Une statue est une œuvre... d'art, elle existe par le regard qu'on lui porte. Pour notre déesse, les choses se compliquent car elle a changé d'identité, donc le regard porté sur elle a également changé. Elle a aussi changé de fonction, ce qui a changé les rapports que les hommes entretiennent avec elle. Elle est multiple : objet de culte, objet d’art, objet de pouvoir, objet de mémoire...
Objet de culte
C’est un objet de culte dans l’Antiquité, c’est sa fonction première. Pour son créateur, pour les Hommes qui la prient et l’honorent, elle est l’incarnation d’une déesse.
Objet d’art
C’est un objet d’art car il est unique. C’est une œuvre rare, très peu de statues monumentales datant de cette époque ont été retrouvées. Rare aussi par sa composition, c’est une statue acrolithe, c’est-à-dire constituée de roches différentes : ici, de marbre et de calcaire.
Elle est objet d’art, elle est exposée, elle est donnée à voir aux visiteurs.
J’ai eu souvent l’occasion de visiter des musées en France et à l’étranger. En visite individuelle et en groupe avec des jeunes élèves de ma classe, j’ai été amené à observer leurs attitudes et leurs réflexions devant des œuvres d’art. Le spectacle est dans la salle.
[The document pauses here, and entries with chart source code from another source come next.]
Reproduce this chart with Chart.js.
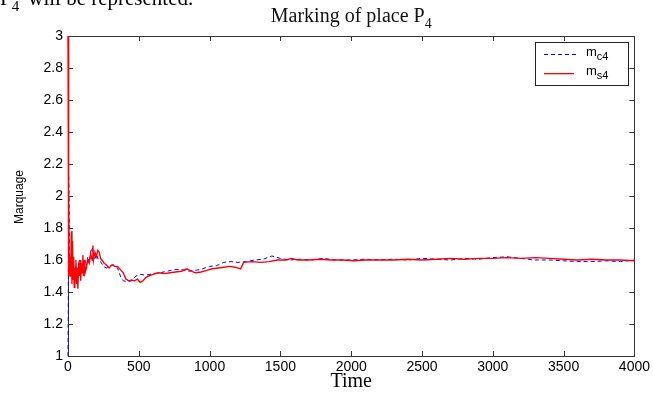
<!DOCTYPE html>
<html>
<head>
<meta charset="utf-8">
<script src="https://cdn.jsdelivr.net/npm/chart.js@4.4.1/dist/chart.umd.min.js"></script>
<style>
  html, body { margin: 0; padding: 0; background: #fff; }
  #wrap { width: 653px; height: 397px; position: relative; }
</style>
</head>
<body>
<div id="wrap"><canvas id="chart" width="653" height="397"></canvas></div>
<script>
// simulated marking m_c4 (blue dashed)
const timeC = [0, 2, 4, 6, 8, 10, 14, 18, 22, 28, 34, 40, 48, 56, 64, 72, 80, 90, 100, 110,
    120, 130, 140, 150, 160, 170, 180, 190, 200, 215, 230, 250, 270, 290, 320, 350, 370, 390,
    420, 450, 480, 510, 550, 600, 650, 700, 750, 800, 850, 900, 950, 1000, 1050, 1100, 1150,
    1200, 1260, 1320, 1380, 1440, 1500, 1560, 1640, 1720, 1800, 1900, 2000, 2100, 2200, 2300,
    2400, 2500, 2600, 2700, 2800, 2900, 3000, 3100, 3200, 3300, 3400, 3500, 3600, 3700, 3800,
    3900, 4000];
const markC = [1.0, 1.27, 2.13, 2.05, 1.95, 1.6, 1.52, 1.58, 1.5, 1.55, 1.48, 1.54, 1.5, 1.57,
    1.5, 1.55, 1.6, 1.55, 1.58, 1.54, 1.6, 1.57, 1.62, 1.58, 1.65, 1.68, 1.62, 1.6, 1.64, 1.6,
    1.59, 1.56, 1.55, 1.56, 1.57, 1.55, 1.5, 1.47, 1.465, 1.47, 1.5, 1.51, 1.505, 1.515, 1.52,
    1.53, 1.54, 1.54, 1.53, 1.535, 1.545, 1.56, 1.565, 1.585, 1.59, 1.585, 1.59, 1.6, 1.605,
    1.625, 1.61, 1.6, 1.605, 1.6, 1.61, 1.6, 1.6, 1.605, 1.6, 1.605, 1.6, 1.61, 1.605, 1.6,
    1.61, 1.605, 1.615, 1.62, 1.61, 1.6, 1.6, 1.595, 1.59, 1.59, 1.595, 1.59, 1.6];

// marking m_s4 (red solid)
const timeS = [0, 3, 6, 9, 12, 15, 20, 25, 28, 32, 36, 40, 44, 48, 52, 56, 60, 65, 70, 75, 80,
    85, 90, 95, 100, 105, 110, 115, 120, 130, 140, 150, 160, 170, 176, 180, 190, 200, 210, 220,
    230, 240, 255, 270, 290, 310, 330, 350, 370, 390, 410, 430, 450, 470, 490, 510, 530, 550,
    570, 600, 640, 680, 720, 760, 800, 840, 870, 900, 940, 980, 1020, 1060, 1100, 1140, 1180,
    1220, 1240, 1300, 1360, 1420, 1480, 1540, 1580, 1620, 1700, 1780, 1860, 1940, 2020, 2100,
    2200, 2300, 2400, 2500, 2600, 2700, 2800, 2900, 3000, 3100, 3200, 3300, 3400, 3500, 3600,
    3700, 3800, 3900, 4000];
const markS = [3.0, 1.5, 2.02, 1.55, 1.62, 1.5, 1.58, 1.78, 1.45, 1.72, 1.48, 1.62, 1.43, 1.55,
    1.47, 1.6, 1.45, 1.55, 1.42, 1.58, 1.5, 1.6, 1.47, 1.58, 1.52, 1.63, 1.5, 1.6, 1.52, 1.55,
    1.6, 1.58, 1.64, 1.6, 1.69, 1.6, 1.65, 1.62, 1.66, 1.65, 1.61, 1.6, 1.58, 1.57, 1.55, 1.57,
    1.56, 1.56, 1.54, 1.52, 1.48, 1.47, 1.475, 1.47, 1.48, 1.46, 1.47, 1.49, 1.5, 1.51, 1.52,
    1.515, 1.52, 1.525, 1.53, 1.545, 1.53, 1.52, 1.525, 1.535, 1.545, 1.55, 1.555, 1.56, 1.555,
    1.545, 1.585, 1.59, 1.585, 1.59, 1.6, 1.6, 1.61, 1.6, 1.6, 1.605, 1.6, 1.6, 1.595, 1.6, 1.6,
    1.6, 1.605, 1.6, 1.605, 1.61, 1.605, 1.61, 1.61, 1.615, 1.61, 1.615, 1.61, 1.605, 1.6,
    1.605, 1.6, 1.6, 1.595];

const xTicks = [0, 500, 1000, 1500, 2000, 2500, 3000, 3500, 4000];
const yTicks = [1, 1.2, 1.4, 1.6, 1.8, 2, 2.2, 2.4, 2.6, 2.8, 3];

const AXIS_FONT = 'Liberation Sans, Arial, sans-serif';
const SERIF = 'Liberation Serif, "Times New Roman", serif';

function toPoints(xs, ys) {
    return xs.map((x, i) => ({ x: x, y: ys[i] }));
}

// draws text with a lowered subscript part, returns end x
function textWithSub(ctx, main, sub, x, y, size, subSize, font) {
    ctx.font = size + 'px ' + font;
    ctx.fillText(main, x, y);
    const w = ctx.measureText(main).width;
    ctx.font = subSize + 'px ' + font;
    ctx.fillText(sub, x + w, y + size * 0.3);
    return x + w + ctx.measureText(sub).width;
}

const framePlugin = {
    id: 'frame',
    beforeDatasetsDraw(chart) {
        const ctx = chart.ctx;
        const a = chart.chartArea;
        const xs = chart.scales.x;
        const ys = chart.scales.y;
        ctx.save();
        ctx.strokeStyle = '#333';
        ctx.lineWidth = 1;
        ctx.beginPath();
        // inward ticks on all four sides
        xTicks.forEach(t => {
            const px = Math.round(xs.getPixelForValue(t)) + 0.5;
            ctx.moveTo(px, a.bottom); ctx.lineTo(px, a.bottom - 5);
            ctx.moveTo(px, a.top); ctx.lineTo(px, a.top + 5);
        });
        yTicks.forEach(t => {
            const py = Math.round(ys.getPixelForValue(t)) + 0.5;
            ctx.moveTo(a.left, py); ctx.lineTo(a.left + 5, py);
            ctx.moveTo(a.right, py); ctx.lineTo(a.right - 5, py);
        });
        ctx.stroke();
        ctx.strokeRect(Math.round(a.left) + 0.5, Math.round(a.top) + 0.5,
            Math.round(a.right - a.left), Math.round(a.bottom - a.top));
        ctx.restore();
    },
    afterDatasetsDraw(chart) {
        const ctx = chart.ctx;
        ctx.save();
        // legend box
        const lx = 535, ly = 42, lw = 93, lh = 43;
        ctx.fillStyle = '#fff';
        ctx.fillRect(lx, ly, lw, lh);
        ctx.strokeStyle = '#222';
        ctx.lineWidth = 1;
        ctx.strokeRect(lx + 0.5, ly + 0.5, lw, lh);
        ctx.fillStyle = '#0000ff';
        for (let x = 544; x < 574; x += 7) ctx.fillRect(x, 54, 4, 1);
        ctx.fillStyle = '#ff0000';
        ctx.fillRect(544, 73, 30, 1.3);
        ctx.fillStyle = '#000';
        ctx.textBaseline = 'alphabetic';
        ctx.textAlign = 'left';
        textWithSub(ctx, 'm', 'c4', 586, 56, 13, 11, AXIS_FONT);
        textWithSub(ctx, 'm', 's4', 586, 75, 13, 11, AXIS_FONT);
        ctx.restore();
    },
    afterDraw(chart) {
        const ctx = chart.ctx;
        ctx.save();
        ctx.fillStyle = '#000';
        ctx.textBaseline = 'alphabetic';
        ctx.textAlign = 'left';
        // title, centred over the plot
        ctx.font = '20px ' + SERIF;
        const wMain = ctx.measureText('Marking of place P').width;
        ctx.font = '14px ' + SERIF;
        const wSub = ctx.measureText('4').width;
        const cx = (chart.chartArea.left + chart.chartArea.right) / 2;
        ctx.fillStyle = '#111';
        textWithSub(ctx, 'Marking of place P', '4', cx - (wMain + wSub) / 2, 22, 20, 14, SERIF);
        // cut-off line of the surrounding text
        ctx.fillStyle = '#000';
        textWithSub(ctx, 'P', '4', 0, 5, 21, 15, SERIF);
        ctx.font = '21px ' + SERIF;
        ctx.fillText(' will be represented.', 23, 5);
        // x label
        ctx.font = '20px ' + SERIF;
        ctx.textAlign = 'center';
        ctx.fillText('Time', cx, 387);
        // y label
        ctx.translate(23, 197);
        ctx.rotate(-Math.PI / 2);
        ctx.font = '12px ' + AXIS_FONT;
        ctx.fillText('Marquage', 0, 0);
        ctx.restore();
    }
};

new Chart(document.getElementById('chart'), {
    type: 'line',
    data: {
        datasets: [
            {
                label: 'm_c4',
                data: toPoints(timeC, markC),
                borderColor: '#0000ff',
                borderWidth: 1,
                borderDash: [4, 3],
                pointRadius: 0,
                tension: 0,
                clip: false,
                order: 1
            },
            {
                label: 'm_s4',
                data: toPoints(timeS, markS),
                borderColor: '#ff0000',
                borderWidth: 1.4,
                pointRadius: 0,
                tension: 0,
                clip: false,
                order: 0
            }
        ]
    },
    plugins: [framePlugin],
    options: {
        responsive: false,
        animation: false,
        layout: { padding: { left: 0, right: 16, top: 36, bottom: 0 } },
        plugins: {
            legend: { display: false },
            tooltip: { enabled: false }
        },
        scales: {
            x: {
                type: 'linear',
                min: 0,
                max: 4000,
                afterBuildTicks: s => { s.ticks = xTicks.map(v => ({ value: v })); },
                afterFit: s => { s.height = 41; },
                grid: { display: false, drawTicks: false },
                border: { display: false },
                ticks: {
                    color: '#000',
                    padding: 3,
                    maxRotation: 0,
                    font: { family: AXIS_FONT, size: 14 },
                    callback: v => String(v)
                }
            },
            y: {
                type: 'linear',
                min: 1,
                max: 3,
                afterBuildTicks: s => { s.ticks = yTicks.map(v => ({ value: v })); },
                afterFit: s => { s.width = 68; },
                grid: { display: false, drawTicks: false },
                border: { display: false },
                ticks: {
                    color: '#000',
                    padding: 5,
                    font: { family: AXIS_FONT, size: 14 },
                    callback: v => String(Math.round(v * 10) / 10)
                }
            }
        }
    }
});
</script>
</body>
</html>
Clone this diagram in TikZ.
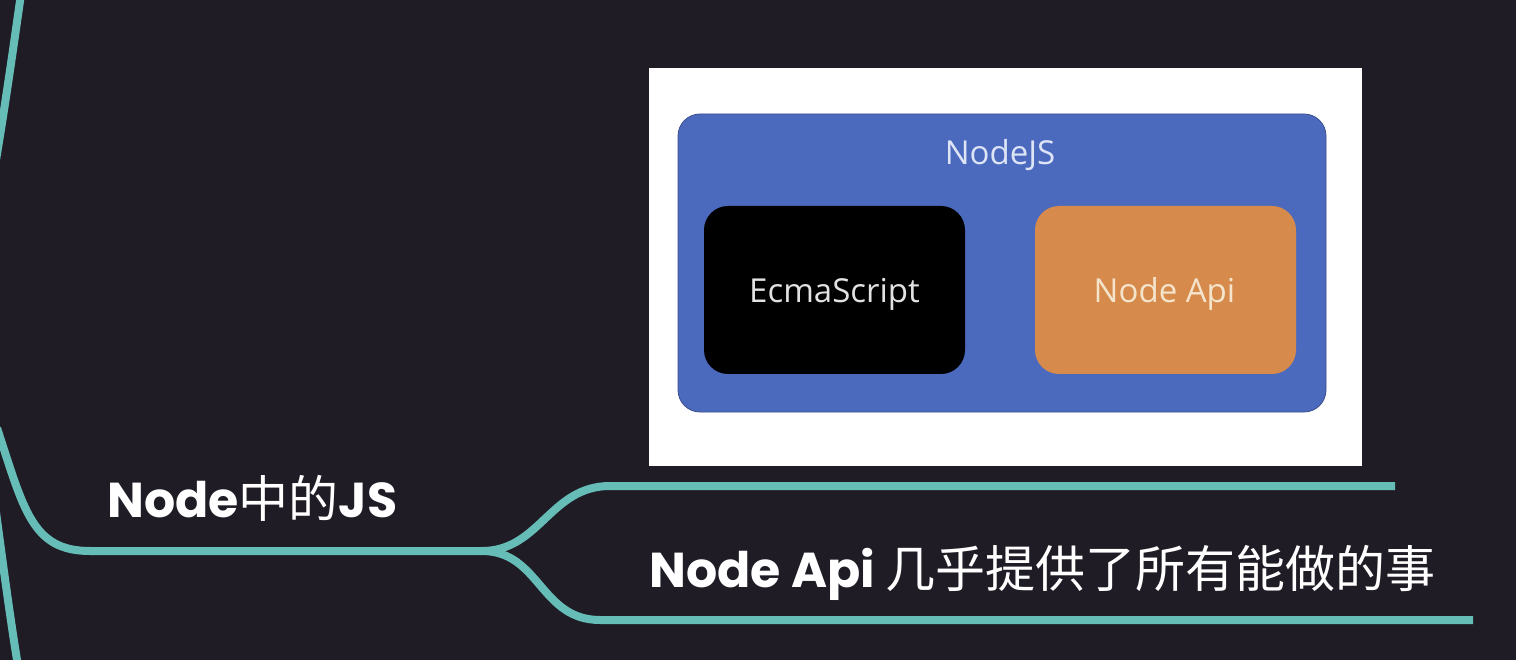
\documentclass[tikz,border=0pt]{standalone}
\usepackage{fontspec}
\newfontfamily\pop{Poppins}
\newfontfamily\osans{Open Sans}
\newfontfamily\cjk{Noto Sans CJK SC}
\definecolor{bg}{HTML}{1F1C25}
\definecolor{teal}{HTML}{66BCB7}
\definecolor{nblue}{HTML}{4C6ABD}
\definecolor{nborder}{HTML}{3A4E8C}
\definecolor{norange}{HTML}{D68A4B}
\definecolor{ntext}{HTML}{DDE4F6}
\definecolor{etext}{HTML}{E2E2E2}
\definecolor{atext}{HTML}{F4E4CC}
\newcommand\latinbold[1]{{\pop\bfseries\fontsize{49}{52}\selectfont #1}}
\newcommand\cjktext[1]{{\cjk\fontsize{50}{54}\selectfont #1}}
\tikzset{
  branch/.style={draw=teal, line width=8pt},
  box/.style={inner sep=0pt, rounded corners=24pt, minimum width=261pt, minimum height=168pt},
  boxlabel/.style={font=\osans\fontsize{33}{36}\selectfont, inner sep=0pt, anchor=base},
  mmlabel/.style={text=white, inner sep=0pt, anchor=base west}
}
\begin{document}
\begin{tikzpicture}[x=1pt,y=-1pt]
\fill[bg] (0,0) rectangle (1516,660);
\useasboundingbox (0,0) rectangle (1516,660);
% picture frame
\node[fill=white, inner sep=0pt, minimum width=713pt, minimum height=398pt] (img) at (1005.5,267) {};
\node[fill=nblue, draw=nborder, line width=0.8pt, inner sep=0pt, rounded corners=22pt,
      minimum width=648pt, minimum height=298pt] (nodejs) at (1002,263) {};
\node[box, fill=black] (ecma) at (834.5,290) {};
\node[box, fill=norange] (api) at (1165.5,290) {};
\node[boxlabel, text=ntext] (tnodejs) at (1000,165) {NodeJS};
\node[boxlabel, text=etext] (tecma) at (834.5,303) {EcmaScript};
\node[boxlabel, text=atext] (tapi) at (1164.5,303) {Node Api};
% mind map branches
\coordinate (t0) at (21,-6);
\coordinate (t1) at (-4,160);
\draw[branch] (t0) .. controls (13,50) and (6,100) .. (t1);
\coordinate (m0) at (-3,428);
\coordinate (m1) at (90,551);
\coordinate (j) at (482,551);
\draw[branch] (m0) .. controls (24,510) and (32,551) .. (m1) -- (j);
\coordinate (b0) at (-4,512);
\coordinate (b1) at (18,666);
\draw[branch] (b0) .. controls (5,580) and (12,630) .. (b1);
\coordinate (u1) at (610,486);
\coordinate (u2) at (1395,486);
\draw[branch] (j) .. controls (540,551) and (550,486) .. (u1) -- (u2);
\coordinate (l1) at (600,620);
\coordinate (l2) at (1473,620);
\draw[branch] (j) .. controls (540,551) and (540,620) .. (l1) -- (l2);
% labels
\node[mmlabel] (n1) at (107,517) {\latinbold{Node}\cjktext{中的}\latinbold{JS}};
\node[mmlabel] (n2) at (649,587) {\latinbold{Node Api}\latinbold{ }\cjktext{几乎提供了所有能做的事}};
\end{tikzpicture}
\end{document}
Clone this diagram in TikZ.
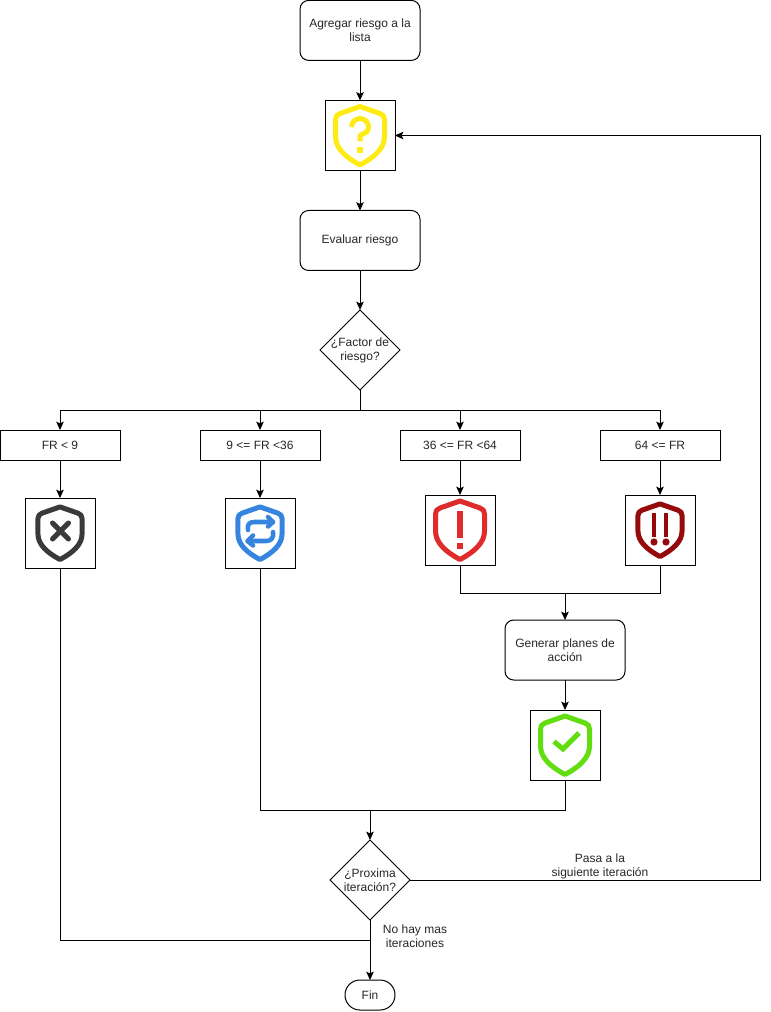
\documentclass[tikz,border=0pt]{standalone}
\usepackage{fontspec}
\setmainfont{Liberation Sans}
\usetikzlibrary{shapes.geometric,arrows.meta}
\definecolor{cyellow}{HTML}{FFEB14}
\definecolor{cgray}{HTML}{3A3A3A}
\definecolor{cblue}{HTML}{3584E0}
\definecolor{cred}{HTML}{E02B2B}
\definecolor{cdark}{HTML}{950A0A}
\definecolor{cgreen}{HTML}{62DE10}
\tikzset{
  x=0.75pt,y=-0.75pt,
  every node/.style={font=\fontsize{9}{10.5}\selectfont,align=center,inner sep=0pt,outer sep=0pt,text=black!85},
  roundbox/.style={draw=black,line width=0.75pt,rounded corners=6.5pt,minimum width=90pt,minimum height=45pt},
  plainbox/.style={draw=black,line width=0.75pt,minimum width=90pt,minimum height=22.5pt},
  iconbox/.style={draw=black,line width=0.75pt,minimum width=52.5pt,minimum height=52.5pt},
  decision/.style={draw=black,line width=0.75pt,shape=diamond,shape aspect=1,inner sep=-4pt,minimum width=60pt,minimum height=60pt},
  terminal/.style={draw=black,line width=0.75pt,rounded corners=11.2pt,minimum width=37.5pt,minimum height=22.5pt},
  line/.style={draw=black,line width=0.75pt},
  arrow/.style={line,-{Stealth[length=6.2pt,width=5.6pt,inset=1.2pt]}},
  glyph/.style={line width=3.75pt,line cap=round,line join=round},
}
\newcommand{\shieldline}[1]{%
  \draw[#1,line width=3.75pt,line join=round]
    (0,-29) -- (20,-22) .. controls (23,-21) and (24.5,-19) .. (24.5,-16)
    -- (24.5,1) .. controls (24.5,13) and (14,22) .. (0,29.5)
    .. controls (-14,22) and (-24.5,13) .. (-24.5,1) -- (-24.5,-16)
    .. controls (-24.5,-19) and (-23,-21) .. (-20,-22) -- cycle;}
\begin{document}
\begin{tikzpicture}
\useasboundingbox (0,0) rectangle (770,1012);
% process nodes
\node[roundbox] (add) at (360,30.4) {Agregar riesgo a la\\lista};
\node[iconbox] (qicon) at (360,135.5) {};
\node[roundbox] (eval) at (360,240.5) {Evaluar riesgo};
\node[decision] (factor) at (360,350) {¿Factor de\\riesgo?};
\node[plainbox] (fra) at (60,445) {FR < 9};
\node[plainbox] (frb) at (260,445) {9 <= FR <36};
\node[plainbox] (frc) at (460,445) {36 <= FR <64};
\node[plainbox] (frd) at (660,445) {64 <= FR};
\node[iconbox] (xicon) at (60,533) {};
\node[iconbox] (ricon) at (260,533) {};
\node[iconbox] (eicon) at (460,530) {};
\node[iconbox] (eeicon) at (660,530) {};
\node[roundbox] (plans) at (565,650) {Generar planes de\\acción};
\node[iconbox] (okicon) at (565,745) {};
\node[decision] (next) at (370,880) {¿Proxima\\iteración?};
\node[terminal] (fin) at (370,995) {Fin};
\node (passlabel) at (600,866) {Pasa a la\\siguiente iteración};
\node (endlabel) at (415,936) {No hay mas\\iteraciones};
% junctions
\coordinate (split) at (360,410);
\coordinate (merge) at (565,593);
\coordinate (join) at (370,810);
\coordinate (tap) at (370,940);
\coordinate (backa) at (760,880);
\coordinate (backb) at (760,135.5);
% connectors
\draw[arrow] (add) -- (qicon);
\draw[arrow] (qicon) -- (eval);
\draw[arrow] (eval) -- (factor);
\draw[line] (factor) -- (split);
\draw[arrow] (split) -| (fra.north);
\draw[arrow] (split) -| (frb.north);
\draw[arrow] (split) -| (frc.north);
\draw[arrow] (split) -| (frd.north);
\draw[arrow] (fra) -- (xicon);
\draw[arrow] (frb) -- (ricon);
\draw[arrow] (frc) -- (eicon);
\draw[arrow] (frd) -- (eeicon);
\draw[line] (eicon.south) |- (merge);
\draw[line] (eeicon.south) |- (merge);
\draw[arrow] (merge) -- (plans.north);
\draw[arrow] (plans) -- (okicon);
\draw[line] (okicon.south) |- (join);
\draw[line] (ricon.south) |- (join);
\draw[arrow] (join) -- (next.north);
\draw[line] (next.east) -- (backa) -- (backb);
\draw[arrow] (backb) -- (qicon.east);
\draw[arrow] (next.south) -- (fin.north);
\draw[line] (xicon.south) |- (tap);
% yellow icon
\begin{scope}[shift={(qicon.center)}]
  \shieldline{cyellow}
  \draw[cyellow,line width=3.75pt,line join=round]
    (-8.5,-8.5) arc[start angle=180,end angle=395,radius=8.5] -- (0,0) -- (0,6);
  \fill[cyellow] (-3,12) rectangle (3,18);
\end{scope}
% gray icon
\begin{scope}[shift={(xicon.center)}]
  \begin{scope}[scale=0.9]\shieldline{cgray}\end{scope}
  \draw[cgray,glyph] (-7.5,-10) -- (8.5,6);
  \draw[cgray,glyph] (8.5,-10) -- (-7.5,6);
\end{scope}
% blue icon
\begin{scope}[shift={(ricon.center)}]
  \begin{scope}[scale=0.9]\shieldline{cblue}\end{scope}
  \draw[cblue,glyph,line width=3.4pt] (-12,-3) .. controls (-13,-8) and (-11,-11) .. (-6,-11) -- (13,-11);
  \draw[cblue,glyph,line width=3.4pt] (8,-16) -- (13,-11) -- (8,-6.5);
  \draw[cblue,glyph,line width=3.4pt] (13,-1) .. controls (14,5) and (11,8) .. (6,8) -- (-12,8);
  \draw[cblue,glyph,line width=3.4pt] (-7,2.5) -- (-12.5,8) -- (-7,12.5);
\end{scope}
% red icon
\begin{scope}[shift={(eicon.center)}]
  \shieldline{cred}
  \fill[cred] (-2.8,-19) rectangle (2.8,7.5);
  \fill[cred] (-3,13) rectangle (3,18.5);
\end{scope}
% dark red icon
\begin{scope}[shift={(eeicon.center)}]
  \begin{scope}[scale=0.9]\shieldline{cdark}\end{scope}
  \fill[cdark] (-8.2,-17) rectangle (-3.8,6.5);
  \fill[cdark] (3.8,-17) rectangle (8.2,6.5);
  \fill[cdark] (-6,12) circle[radius=2.7pt];
  \fill[cdark] (6,12) circle[radius=2.7pt];
\end{scope}
% green icon
\begin{scope}[shift={(okicon.center)}]
  \shieldline{cgreen}
  \draw[cgreen,line width=3.75pt,miter limit=10] (-11,-3.5) -- (-2,4) -- (14,-12);
\end{scope}
\end{tikzpicture}
\end{document}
Quelques extraits sont dans le roman.
Objet de pouvoir
C’est un objet de pouvoir dans le monde de l’Art : musées, marchands d’art, tombaroli, archéologues, historiens.
Le monde de l’Art l’a convoitée, prêt à dépenser des millions pour la posséder. Même des pays se la sont disputée menaçant leur relation diplomatique. L’enjeu, la restitution d’œuvres d’art.
Objet de mémoire
L’objet archéologique est muet. Les historiens et les archéologues tentent de le faire parler, eux aussi, de retrouver à partir de son histoire celle des êtres humains.
La déesse nous raconte son histoire, une histoire de mémoire.
Elle agit sur les hommes comme un miroir, chacun peut y voit ce qu’il est.